Set exercise = Below is the data. Give it again, complete and exact.

Source data =

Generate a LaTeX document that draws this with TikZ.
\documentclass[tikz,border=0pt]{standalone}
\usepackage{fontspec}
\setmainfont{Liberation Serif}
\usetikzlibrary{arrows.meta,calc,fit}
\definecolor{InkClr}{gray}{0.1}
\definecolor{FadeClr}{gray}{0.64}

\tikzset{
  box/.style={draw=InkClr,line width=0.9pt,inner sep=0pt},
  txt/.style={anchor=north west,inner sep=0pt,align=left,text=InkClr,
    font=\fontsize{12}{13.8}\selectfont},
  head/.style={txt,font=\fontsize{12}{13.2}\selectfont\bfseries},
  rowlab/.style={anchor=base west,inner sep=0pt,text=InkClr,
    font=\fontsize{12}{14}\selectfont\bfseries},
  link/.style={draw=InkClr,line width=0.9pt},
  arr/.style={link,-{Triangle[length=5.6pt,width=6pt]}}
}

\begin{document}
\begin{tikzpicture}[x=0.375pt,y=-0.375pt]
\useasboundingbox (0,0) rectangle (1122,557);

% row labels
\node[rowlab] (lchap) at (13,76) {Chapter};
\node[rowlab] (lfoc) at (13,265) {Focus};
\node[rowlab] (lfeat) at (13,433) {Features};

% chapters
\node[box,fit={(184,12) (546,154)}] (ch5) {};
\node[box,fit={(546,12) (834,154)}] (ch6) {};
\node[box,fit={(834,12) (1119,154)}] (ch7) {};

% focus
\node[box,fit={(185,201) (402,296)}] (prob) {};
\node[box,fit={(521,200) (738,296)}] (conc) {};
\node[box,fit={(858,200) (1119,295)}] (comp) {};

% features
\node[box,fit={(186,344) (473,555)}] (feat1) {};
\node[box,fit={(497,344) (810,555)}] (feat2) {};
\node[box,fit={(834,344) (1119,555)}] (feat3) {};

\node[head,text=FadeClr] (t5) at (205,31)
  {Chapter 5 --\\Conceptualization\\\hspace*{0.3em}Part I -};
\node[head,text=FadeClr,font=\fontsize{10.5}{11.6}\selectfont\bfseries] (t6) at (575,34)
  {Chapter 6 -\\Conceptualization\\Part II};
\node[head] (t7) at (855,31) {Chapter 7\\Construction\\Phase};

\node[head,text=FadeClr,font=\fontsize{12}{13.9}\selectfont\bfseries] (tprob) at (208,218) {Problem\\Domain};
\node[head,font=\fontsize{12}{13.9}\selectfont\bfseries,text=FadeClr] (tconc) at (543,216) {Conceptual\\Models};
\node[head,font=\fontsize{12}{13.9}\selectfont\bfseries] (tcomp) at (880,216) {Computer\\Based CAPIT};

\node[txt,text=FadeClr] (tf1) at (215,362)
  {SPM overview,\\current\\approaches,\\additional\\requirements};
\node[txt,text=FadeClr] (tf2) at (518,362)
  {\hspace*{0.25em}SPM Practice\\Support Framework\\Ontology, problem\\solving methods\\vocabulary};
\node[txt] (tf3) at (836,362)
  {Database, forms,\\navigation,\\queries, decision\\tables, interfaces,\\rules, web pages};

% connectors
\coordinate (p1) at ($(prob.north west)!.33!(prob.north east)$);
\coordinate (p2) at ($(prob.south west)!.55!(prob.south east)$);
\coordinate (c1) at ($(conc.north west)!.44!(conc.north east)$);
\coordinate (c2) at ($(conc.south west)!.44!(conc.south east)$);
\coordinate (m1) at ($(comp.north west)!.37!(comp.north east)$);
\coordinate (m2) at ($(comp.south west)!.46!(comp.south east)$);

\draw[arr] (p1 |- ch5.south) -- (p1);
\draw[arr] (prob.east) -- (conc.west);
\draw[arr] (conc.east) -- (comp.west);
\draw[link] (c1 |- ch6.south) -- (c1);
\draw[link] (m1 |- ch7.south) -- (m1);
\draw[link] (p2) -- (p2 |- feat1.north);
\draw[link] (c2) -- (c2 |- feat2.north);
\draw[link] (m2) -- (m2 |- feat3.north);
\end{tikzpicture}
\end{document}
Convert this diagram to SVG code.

The result =
Generate a LaTeX document that draws this with TikZ.
\documentclass[tikz,border=0pt]{standalone}
\usepackage{fontspec}
\setmainfont{Liberation Serif}
\usetikzlibrary{arrows.meta,calc,fit}
\definecolor{InkClr}{gray}{0.1}
\definecolor{FadeClr}{gray}{0.64}

\tikzset{
  box/.style={draw=InkClr,line width=0.9pt,inner sep=0pt},
  txt/.style={anchor=north west,inner sep=0pt,align=left,text=InkClr,
    font=\fontsize{12}{13.8}\selectfont},
  head/.style={txt,font=\fontsize{12}{13.2}\selectfont\bfseries},
  rowlab/.style={anchor=base west,inner sep=0pt,text=InkClr,
    font=\fontsize{12}{14}\selectfont\bfseries},
  link/.style={draw=InkClr,line width=0.9pt},
  arr/.style={link,-{Triangle[length=5.6pt,width=6pt]}}
}

\begin{document}
\begin{tikzpicture}[x=0.375pt,y=-0.375pt]
\useasboundingbox (0,0) rectangle (1122,557);

% row labels
\node[rowlab] (lchap) at (13,76) {Chapter};
\node[rowlab] (lfoc) at (13,265) {Focus};
\node[rowlab] (lfeat) at (13,433) {Features};

% chapters
\node[box,fit={(184,12) (546,154)}] (ch5) {};
\node[box,fit={(546,12) (834,154)}] (ch6) {};
\node[box,fit={(834,12) (1119,154)}] (ch7) {};

% focus
\node[box,fit={(185,201) (402,296)}] (prob) {};
\node[box,fit={(521,200) (738,296)}] (conc) {};
\node[box,fit={(858,200) (1119,295)}] (comp) {};

% features
\node[box,fit={(186,344) (473,555)}] (feat1) {};
\node[box,fit={(497,344) (810,555)}] (feat2) {};
\node[box,fit={(834,344) (1119,555)}] (feat3) {};

\node[head,text=FadeClr] (t5) at (205,31)
  {Chapter 5 --\\Conceptualization\\\hspace*{0.3em}Part I -};
\node[head,text=FadeClr,font=\fontsize{10.5}{11.6}\selectfont\bfseries] (t6) at (575,34)
  {Chapter 6 -\\Conceptualization\\Part II};
\node[head] (t7) at (855,31) {Chapter 7\\Construction\\Phase};

\node[head,text=FadeClr,font=\fontsize{12}{13.9}\selectfont\bfseries] (tprob) at (208,218) {Problem\\Domain};
\node[head,font=\fontsize{12}{13.9}\selectfont\bfseries,text=FadeClr] (tconc) at (543,216) {Conceptual\\Models};
\node[head,font=\fontsize{12}{13.9}\selectfont\bfseries] (tcomp) at (880,216) {Computer\\Based CAPIT};

\node[txt,text=FadeClr] (tf1) at (215,362)
  {SPM overview,\\current\\approaches,\\additional\\requirements};
\node[txt,text=FadeClr] (tf2) at (518,362)
  {\hspace*{0.25em}SPM Practice\\Support Framework\\Ontology, problem\\solving methods\\vocabulary};
\node[txt] (tf3) at (836,362)
  {Database, forms,\\navigation,\\queries, decision\\tables, interfaces,\\rules, web pages};

% connectors
\coordinate (p1) at ($(prob.north west)!.33!(prob.north east)$);
\coordinate (p2) at ($(prob.south west)!.55!(prob.south east)$);
\coordinate (c1) at ($(conc.north west)!.44!(conc.north east)$);
\coordinate (c2) at ($(conc.south west)!.44!(conc.south east)$);
\coordinate (m1) at ($(comp.north west)!.37!(comp.north east)$);
\coordinate (m2) at ($(comp.south west)!.46!(comp.south east)$);

\draw[arr] (p1 |- ch5.south) -- (p1);
\draw[arr] (prob.east) -- (conc.west);
\draw[arr] (conc.east) -- (comp.west);
\draw[link] (c1 |- ch6.south) -- (c1);
\draw[link] (m1 |- ch7.south) -- (m1);
\draw[link] (p2) -- (p2 |- feat1.north);
\draw[link] (c2) -- (c2 |- feat2.north);
\draw[link] (m2) -- (m2 |- feat3.north);
\end{tikzpicture}
\end{document}
Convert this diagram to SVG code.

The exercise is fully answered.